At issue in the Patriot Act renewal are three key law enforcement provisions. They include allowing the FBI to continue to apply "roving wiretaps" to listen in on terror suspects; letting authorities use any "tangible items," including library records, to spy on suspected terrorists; and the "lone wolf" provision that allows the FBI to spy on suspects in the US who have no known connections to terror groups.
From its inception, the Patriot Act has drawn criticism for its its potential effect on civil liberties and privacy rights. Civil liberty advocates say the law provides the government too much power to spy on Americans without their knowledge, infringing particularly on the Fourth Amendment protections against unreasonable search and seizure.
The vote against the extensions surprised the new GOP leadership Tuesday night, especially since extensions in the past have been basically pro forma. Twenty-six Republicans, many of them with tea party affiliations, voted against the law. They joined 122 Democrats who voted against it, many of whom had voted previously to extend the Patriot Act.
Tea party debate about government overreach may have played into the renewed debate over the act, says Robert Martin, Hamilton College political theorist who is working on a book called "Government by Dissent."

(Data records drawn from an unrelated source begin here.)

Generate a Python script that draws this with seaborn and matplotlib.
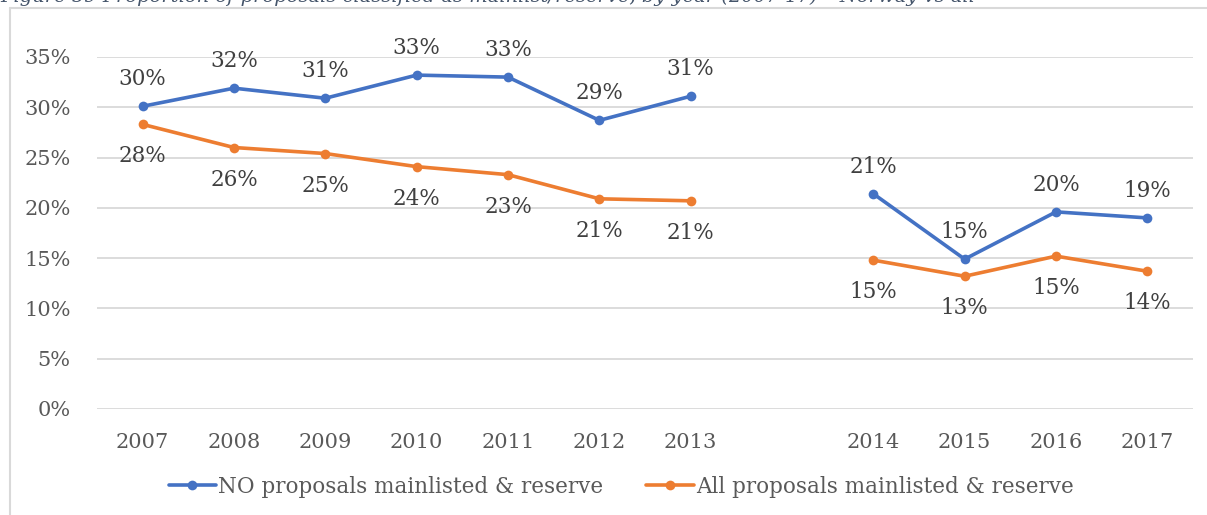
import numpy as np
import pandas as pd
import seaborn as sns
import matplotlib.pyplot as plt
from matplotlib.lines import Line2D

# data
slots = ["2007", "2008", "2009", "2010", "2011", "2012", "2013", "",
         "2014", "2015", "2016", "2017"]
years = ["2007", "2008", "2009", "2010", "2011", "2012", "2013",
         "2014", "2015", "2016", "2017"]
period = [1, 1, 1, 1, 1, 1, 1, 2, 2, 2, 2]
no_share = [30.1, 31.9, 30.9, 33.2, 33.0, 28.7, 31.1, 21.4, 14.9, 19.6, 19.0]
all_share = [28.3, 26.0, 25.4, 24.1, 23.3, 20.9, 20.7, 14.8, 13.2, 15.2, 13.7]
series_names = ["NO proposals mainlisted & reserve",
                "All proposals mainlisted & reserve"]
colors = ["#4472C4", "#ED7D31"]

rows = []
for name, vals in zip(series_names, [no_share, all_share]):
    for y, p, v in zip(years, period, vals):
        rows.append({"series": name, "year": y, "pos": slots.index(y),
                     "period": p, "share": v / 100})
df = pd.DataFrame(rows)

sns.set_theme(style="white")
plt.rcParams["font.family"] = ["DejaVu Serif"]

fig = plt.figure(figsize=(12.07, 5.15), dpi=100)
ax = fig.add_axes([97 / 1207, 1 - 409 / 515, 1096 / 1207, 352 / 515])

sns.lineplot(data=df, x="pos", y="share", hue="series", units="period",
             estimator=None, palette=colors, marker="o", markersize=7,
             markeredgewidth=0, linewidth=2.6, ax=ax, legend=True)

# data labels: blue above, orange below
for _, r in df.iterrows():
    above = r["series"] == series_names[0]
    ax.annotate("%d%%" % round(r["share"] * 100), (r["pos"], r["share"]),
                xytext=(0, 16 if above else -21), textcoords="offset pixels",
                ha="center", va="bottom" if above else "top",
                fontsize=15.5, color="#404040")

ax.set_xlim(-0.5, len(slots) - 0.5)
ax.set_ylim(0, 0.35)
ax.set_xticks(range(len(slots)))
ax.set_xticklabels(slots)
ax.set_yticks(np.arange(0, 0.351, 0.05))
ax.set_yticklabels(["%d%%" % v for v in range(0, 36, 5)])
ax.tick_params(axis="both", length=0, labelsize=15, labelcolor="#595959")
ax.tick_params(axis="y", pad=19)
ax.tick_params(axis="x", pad=17)
ax.grid(axis="y", color="#D9D9D9", linewidth=1.3)
ax.set_axisbelow(True)
for s in ax.spines.values():
    s.set_visible(False)
ax.set_xlabel("")
ax.set_ylabel("")

handles, labels = ax.get_legend_handles_labels()
ax.legend(handles, labels, loc="center", bbox_to_anchor=(621 / 1207, 1 - 487 / 515),
          bbox_transform=fig.transFigure, ncol=2, frameon=False,
          fontsize=15.5, labelcolor="#595959", handlelength=2.2,
          handletextpad=0.1, columnspacing=2.0)

# chart frame (left and top edges visible)
fig.add_artist(Line2D([10 / 1207, 10 / 1207], [0, 1 - 8 / 515],
                      transform=fig.transFigure, color="#D9D9D9", linewidth=1.5))
fig.add_artist(Line2D([10 / 1207, 1], [1 - 8 / 515, 1 - 8 / 515],
                      transform=fig.transFigure, color="#D9D9D9", linewidth=1.5))

# caption, cut off at the top like in the source
fig.text(0.0, 1 - 2 / 515,
         "Figure 59 Proportion of proposals classified as mainlist/reserve, by year (2007-17) \u2013 Norway vs all",
         ha="left", va="baseline", fontsize=14, style="italic", color="#44546A")

fig.savefig("out.png", dpi=100)
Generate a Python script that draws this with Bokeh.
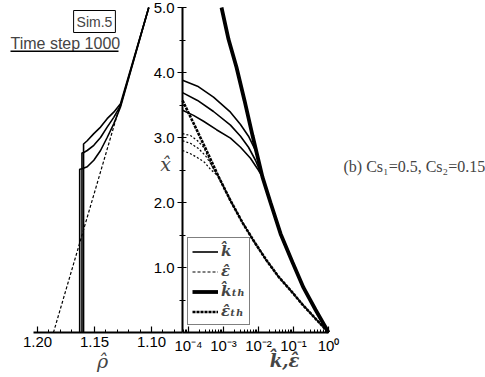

"If there is rethinking of some of the more strenuous provisions of the Patriot Act, it well may be part of a tendency [in American society] to limit civil liberties in the name of national security and then years later regretting that or at least rethinking it and wondering if we've gone too far," says Professor Martin.
The Department of Homeland Security says it has recently strengthened civil-liberties protections around Patriot Act provisions, such as the so-called national security letters, which allow the FBI to force corporations and other groups to release information on customers and members without their knowledge.
Mr. Carafano notes that all three provisions at stake in the Patriot Act extension have been found to be constitutional, and no challenges to them have risen to the Supreme Court. It's not clear how those provisions have played into the 36 known thwarted terror attacks on the US since 9/11, but it's likely they played some role in at least some cases, he adds.
"The American people are way over the Patriot Act," says Carafano. "We've all heard the hair on fire, throw the Constitution away debate, and, look around, the Constitution is still there. What you have are individual stakeholders for whom this is a cause célèbre and [who are] appealing to wedge constituencies."